JIS News

Minister of Education and Youth, Maxine Henry-Wilson, has urged society to join parents in protecting the nation’s children and to teach them the right habits so that they can optimize their true potential.
“We have to rescue our children because we are all society’s keepers. We have to teach our children these lessons while they are young,” Mrs. Henry Wilson said as she addressed the graduation and prize giving ceremony of the Grace Christian Academy in Kingston on June 28.
She noted that early childhood research shows that children begin to learn certain patterns of behaviour, including anger, patience and love, from the time they are in the womb “so a child that grows up in a violent situation becomes a violent child, because they are being wired from they are young”.

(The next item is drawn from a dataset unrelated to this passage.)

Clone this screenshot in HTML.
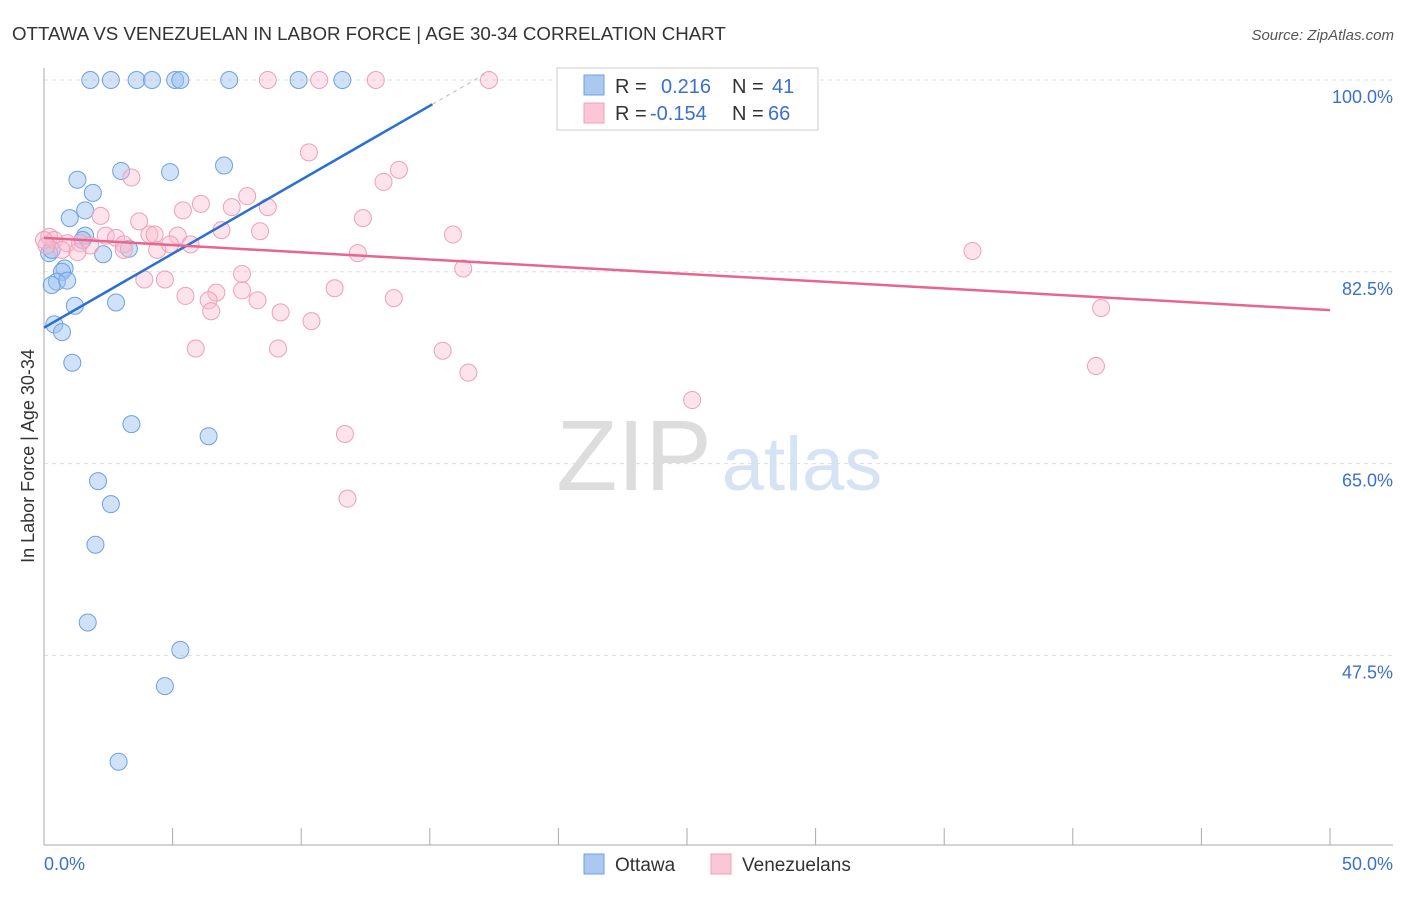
<!DOCTYPE html>
<html><head><meta charset="utf-8">
<style>
body{margin:0;background:#fff;font-family:"Liberation Sans",sans-serif;}
svg text{font-family:"Liberation Sans",sans-serif;}
</style></head>
<body>
<svg id="chart" width="1406" height="892" viewBox="0 0 1406 892" xmlns="http://www.w3.org/2000/svg">
<text x="12" y="40" font-size="18.7" fill="#333">OTTAWA VS VENEZUELAN IN LABOR FORCE | AGE 30-34 CORRELATION CHART</text>
<text x="1394" y="40" font-size="15" fill="#555" font-style="italic" text-anchor="end">Source: ZipAtlas.com</text>
<g>
<text x="634" y="490" font-size="100" fill="#ddd" font-family="Liberation Serif" text-anchor="middle">ZIP</text>
<text x="802" y="490" font-size="76" fill="#d6e3f5" text-anchor="middle">atlas</text>
</g>
<g id="grid"></g>
<g id="axes"></g>
<g id="points"></g>
<g id="lines"></g>
<text transform="translate(34,456) rotate(-90)" font-size="18" fill="#333" text-anchor="middle">In Labor Force | Age 30-34</text>
<g>
<rect x="557" y="68" width="261" height="62" fill="#fff" stroke="#ccc"/>
<rect x="584" y="75" width="20" height="20" fill="#aac8f0" stroke="#6fa0e0"/>
<text x="615" y="93" font-size="20" fill="#333">R =</text>
<text x="661" y="93" font-size="20" fill="#3a70d0">0.216</text>
<text x="732" y="93" font-size="20" fill="#333">N =</text>
<text x="772" y="93" font-size="20" fill="#3a70d0">41</text>
<rect x="584" y="103" width="20" height="20" fill="#fbc6d5" stroke="#eea0b8"/>
<text x="615" y="120" font-size="20" fill="#333">R =</text>
<text x="650" y="120" font-size="20" fill="#3a70d0">-0.154</text>
<text x="732" y="120" font-size="20" fill="#333">N =</text>
<text x="768" y="120" font-size="20" fill="#3a70d0">66</text>
</g>
<g>
<rect x="584" y="854" width="20" height="20" fill="#aac8f0" stroke="#6fa0e0"/>
<text x="615" y="871" font-size="19" fill="#333">Ottawa</text>
<rect x="711" y="854" width="20" height="20" fill="#fbc6d5" stroke="#eea0b8"/>
<text x="742" y="871" font-size="19" fill="#333">Venezuelans</text>
</g>
</svg>
<script>
const yTicks=[100,82.5,65,47.5];
const yTickLabels=["100.0%","82.5%","65.0%","47.5%"];
const xTickLabels=["0.0%","50.0%"];
const ottawaX=[1.8,2.6,3.6,4.2,5.1,5.3,7.2,9.9,11.6,3.0,4.9,7.0,1.3,1.9,1.6,1.0,1.6,1.5,3.3,2.3,0.2,0.8,0.7,0.5,0.3,0.9,1.2,2.8,0.4,0.7,1.1,3.4,6.4,2.1,2.6,2.0,1.7,5.3,4.7,2.9,0.3];
const ottawaY=[100,100,100,100,100,100,100,100,100,91.7,91.6,92.2,90.9,89.7,88.1,87.4,85.8,85.4,84.6,84.1,84.2,82.8,82.5,81.6,81.3,81.7,79.4,79.7,77.7,77.0,74.2,68.6,67.5,63.4,61.3,57.6,50.5,48.0,44.7,37.8,84.5];
const venX=[8.7,10.7,12.9,17.3,10.3,13.8,3.4,13.2,7.9,6.1,8.7,5.4,7.3,2.2,3.7,12.4,6.9,8.4,15.9,4.1,5.2,4.3,2.4,2.8,0.2,0.4,0.9,1.4,1.8,3.1,3.1,4.4,5.7,4.9,0.7,1.3,12.2,36.1,16.3,7.7,3.9,4.7,6.7,5.5,7.7,6.4,8.3,11.3,13.6,9.2,6.5,10.4,41.1,5.9,9.1,15.5,16.5,40.9,25.2,11.7,11.8,0.0,0.1];
const venY=[100,100,100,100,93.4,91.8,91.1,90.7,89.4,88.7,88.4,88.1,88.4,87.6,87.1,87.4,86.3,86.2,85.9,85.9,85.8,85.9,85.8,85.6,85.7,85.4,85.1,85.1,84.9,85.0,84.5,84.5,85.0,85.0,84.5,84.3,84.2,84.4,82.8,82.3,81.8,81.8,80.6,80.3,80.8,79.9,79.9,81.0,80.1,78.8,78.9,78.0,79.2,75.5,75.5,75.3,73.3,73.9,70.8,67.7,61.8,85.4,84.9];
const ottawaTrend=[77.4,1.35]; // intercept, slope per %
const venTrend=[85.6,-0.132];

const NS="http://www.w3.org/2000/svg";
const X=v=>44+v*25.72;
const Y=v=>80+(100-v)*10.96;
function mk(tag,attrs,parent){const e=document.createElementNS(NS,tag);for(const k in attrs)e.setAttribute(k,attrs[k]);parent.appendChild(e);return e;}
const grid=document.getElementById('grid'),axes=document.getElementById('axes'),pts=document.getElementById('points'),lines=document.getElementById('lines');
yTicks.forEach((t,i)=>{
 const l=mk('line',{x1:44,x2:1393,y1:Y(t),y2:Y(t),stroke:'#ddd','stroke-dasharray':'4,4'},grid);
 
 
 const tx=mk('text',{x:1393,y:Y(t)+23,'font-size':18,fill:'#3a70d0','text-anchor':'end'},axes);
 tx.textContent=yTickLabels[i];
 
 
});
const ax=mk('line',{x1:44,x2:44,y1:68,y2:845,stroke:'#aaa'},axes);


const bx=mk('line',{x1:44,x2:1393,y1:845,y2:845,stroke:'#aaa'},axes);


for(let i=0;i<=10;i++){
 const t=mk('line',{x1:X(i*5),x2:X(i*5),y1:828,y2:845,stroke:'#aaa'},axes);
 
 
}
[[0,'start',44],[50,'end',1393]].forEach((d,i)=>{
 const tx=mk('text',{x:d[2],y:870,'font-size':18,fill:'#3a70d0','text-anchor':d[1]},axes);
 tx.textContent=xTickLabels[i];
 
 
});
ottawaX.forEach((x,i)=>{
 const c=mk('circle',{cx:X(x),cy:Y(ottawaY[i]),r:8.5,fill:'rgba(150,190,240,0.45)',stroke:'#6fa0e0','stroke-width':1},pts);
 
 
});
venX.forEach((x,i)=>{
 const c=mk('circle',{cx:X(x),cy:Y(venY[i]),r:8.5,fill:'rgba(250,185,205,0.4)',stroke:'#eea0b8','stroke-width':1},pts);
 
 
});
const f=(t,x)=>t[0]+t[1]*x;
const l1=mk('line',{x1:X(0),y1:Y(f(ottawaTrend,0)),x2:X(15.1),y2:Y(f(ottawaTrend,15.1)),stroke:'#2a6fd6','stroke-width':2.5},lines);


const l1d=mk('line',{x1:X(15.1),y1:Y(f(ottawaTrend,15.1)),x2:X(17.3),y2:Y(f(ottawaTrend,17.3)),stroke:'#bbb','stroke-width':1,'stroke-dasharray':'4,4'},lines);


const l2=mk('line',{x1:X(0),y1:Y(f(venTrend,0)),x2:X(50),y2:Y(f(venTrend,50)),stroke:'#e8658f','stroke-width':2.5},lines);


</script>
</body></html>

“What we want to emphasise is that from this early age, you are forming the character of the child, and those sensitive windows determine whether the child has emotional self-control, whether they are able to think clearly; it will determine how many social skills they have, good manners, patience, respect for parents, respect for authority,” she said.
Urging teachers to move towards the values-based teaching being promulgated by the Ministry for the early childhood age group, the Education Minister noted that the lessons should not only include textbooks and teachers should encourage play, interaction, and self-expression.
In the meantime, she noted that emphasis is being placed on parenting classes for early childhood parents, in order to “get that synergy between the school and the home.”
The move, she said, will become a requirement under the national parenting policy being developed by the Early Childhood Commission, which will mandate that parents attend certain classes for their child to move into grade 1.
She invited parents to “sign on to those classes because where the parent understands the development stages of the child, they are apt to do much better in terms of parenting. We want to help the parents so that we can make sure that their children are optimizing, doing the best that they can.”
In the meantime, Mrs. Henry Wilson expressed concern about the high level of danger, violence and damage to which children are being exposed. “Unless we take hold of it and give them an environment where there is peace, we are going to grow up with a generation of children, who are going to be so aggressive that when we talk about violence, in 10 years time, it will make what is happening now pale in significance,” she warned. “We have to protect our children,” she stressed.
Citing auditory tests administered as part of the Grade 1 Inventory Test to determine a child’s readiness for formal learning, Mrs. Henry Wilson said the tests revealed that “our children’s hearing is declining.”
“There is too much noise,” she pointed out, noting that the noise from community dances could be a contributory factor. “None of us wants to impair the future of our children and so we have to ensure that a lot of this noise is abated, that the children will be able to get eight hours of rest, because healthy, well developed, well adjusted children are those that are going to do best in our system,” she stated.